The data:
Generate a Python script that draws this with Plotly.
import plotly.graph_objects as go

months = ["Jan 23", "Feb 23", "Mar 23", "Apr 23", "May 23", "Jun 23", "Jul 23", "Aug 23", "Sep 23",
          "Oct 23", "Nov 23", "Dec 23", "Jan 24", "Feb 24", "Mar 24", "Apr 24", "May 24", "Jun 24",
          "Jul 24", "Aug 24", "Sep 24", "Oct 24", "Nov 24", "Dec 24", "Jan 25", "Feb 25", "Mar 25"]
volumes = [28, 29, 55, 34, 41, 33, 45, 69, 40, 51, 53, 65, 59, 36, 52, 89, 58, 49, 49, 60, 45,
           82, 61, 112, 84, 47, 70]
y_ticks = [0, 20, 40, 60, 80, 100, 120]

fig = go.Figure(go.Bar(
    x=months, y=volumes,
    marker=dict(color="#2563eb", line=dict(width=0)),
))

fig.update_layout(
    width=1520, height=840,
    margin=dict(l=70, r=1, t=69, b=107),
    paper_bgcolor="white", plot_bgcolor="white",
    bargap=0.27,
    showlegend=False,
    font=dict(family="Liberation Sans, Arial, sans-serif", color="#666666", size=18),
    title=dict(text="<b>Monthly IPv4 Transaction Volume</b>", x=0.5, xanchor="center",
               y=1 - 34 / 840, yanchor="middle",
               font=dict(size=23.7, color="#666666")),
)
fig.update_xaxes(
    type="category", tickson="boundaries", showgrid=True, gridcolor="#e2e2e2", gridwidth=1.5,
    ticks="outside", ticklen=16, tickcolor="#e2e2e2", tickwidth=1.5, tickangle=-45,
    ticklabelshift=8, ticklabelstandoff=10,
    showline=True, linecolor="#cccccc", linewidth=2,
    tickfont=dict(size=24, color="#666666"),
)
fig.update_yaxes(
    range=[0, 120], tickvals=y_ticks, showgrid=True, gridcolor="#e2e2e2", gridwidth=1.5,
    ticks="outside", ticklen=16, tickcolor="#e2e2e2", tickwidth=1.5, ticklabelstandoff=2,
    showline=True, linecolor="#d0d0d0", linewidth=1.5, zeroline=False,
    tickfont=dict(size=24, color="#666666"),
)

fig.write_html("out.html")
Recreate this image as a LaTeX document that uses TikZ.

Task to complete: Give back the whole listing exactly as it reads.

Final result:
Generate a Python script that draws this with Plotly.
import plotly.graph_objects as go

months = ["Jan 23", "Feb 23", "Mar 23", "Apr 23", "May 23", "Jun 23", "Jul 23", "Aug 23", "Sep 23",
          "Oct 23", "Nov 23", "Dec 23", "Jan 24", "Feb 24", "Mar 24", "Apr 24", "May 24", "Jun 24",
          "Jul 24", "Aug 24", "Sep 24", "Oct 24", "Nov 24", "Dec 24", "Jan 25", "Feb 25", "Mar 25"]
volumes = [28, 29, 55, 34, 41, 33, 45, 69, 40, 51, 53, 65, 59, 36, 52, 89, 58, 49, 49, 60, 45,
           82, 61, 112, 84, 47, 70]
y_ticks = [0, 20, 40, 60, 80, 100, 120]

fig = go.Figure(go.Bar(
    x=months, y=volumes,
    marker=dict(color="#2563eb", line=dict(width=0)),
))

fig.update_layout(
    width=1520, height=840,
    margin=dict(l=70, r=1, t=69, b=107),
    paper_bgcolor="white", plot_bgcolor="white",
    bargap=0.27,
    showlegend=False,
    font=dict(family="Liberation Sans, Arial, sans-serif", color="#666666", size=18),
    title=dict(text="<b>Monthly IPv4 Transaction Volume</b>", x=0.5, xanchor="center",
               y=1 - 34 / 840, yanchor="middle",
               font=dict(size=23.7, color="#666666")),
)
fig.update_xaxes(
    type="category", tickson="boundaries", showgrid=True, gridcolor="#e2e2e2", gridwidth=1.5,
    ticks="outside", ticklen=16, tickcolor="#e2e2e2", tickwidth=1.5, tickangle=-45,
    ticklabelshift=8, ticklabelstandoff=10,
    showline=True, linecolor="#cccccc", linewidth=2,
    tickfont=dict(size=24, color="#666666"),
)
fig.update_yaxes(
    range=[0, 120], tickvals=y_ticks, showgrid=True, gridcolor="#e2e2e2", gridwidth=1.5,
    ticks="outside", ticklen=16, tickcolor="#e2e2e2", tickwidth=1.5, ticklabelstandoff=2,
    showline=True, linecolor="#d0d0d0", linewidth=1.5, zeroline=False,
    tickfont=dict(size=24, color="#666666"),
)

fig.write_html("out.html")
Recreate this image as a LaTeX document that uses TikZ.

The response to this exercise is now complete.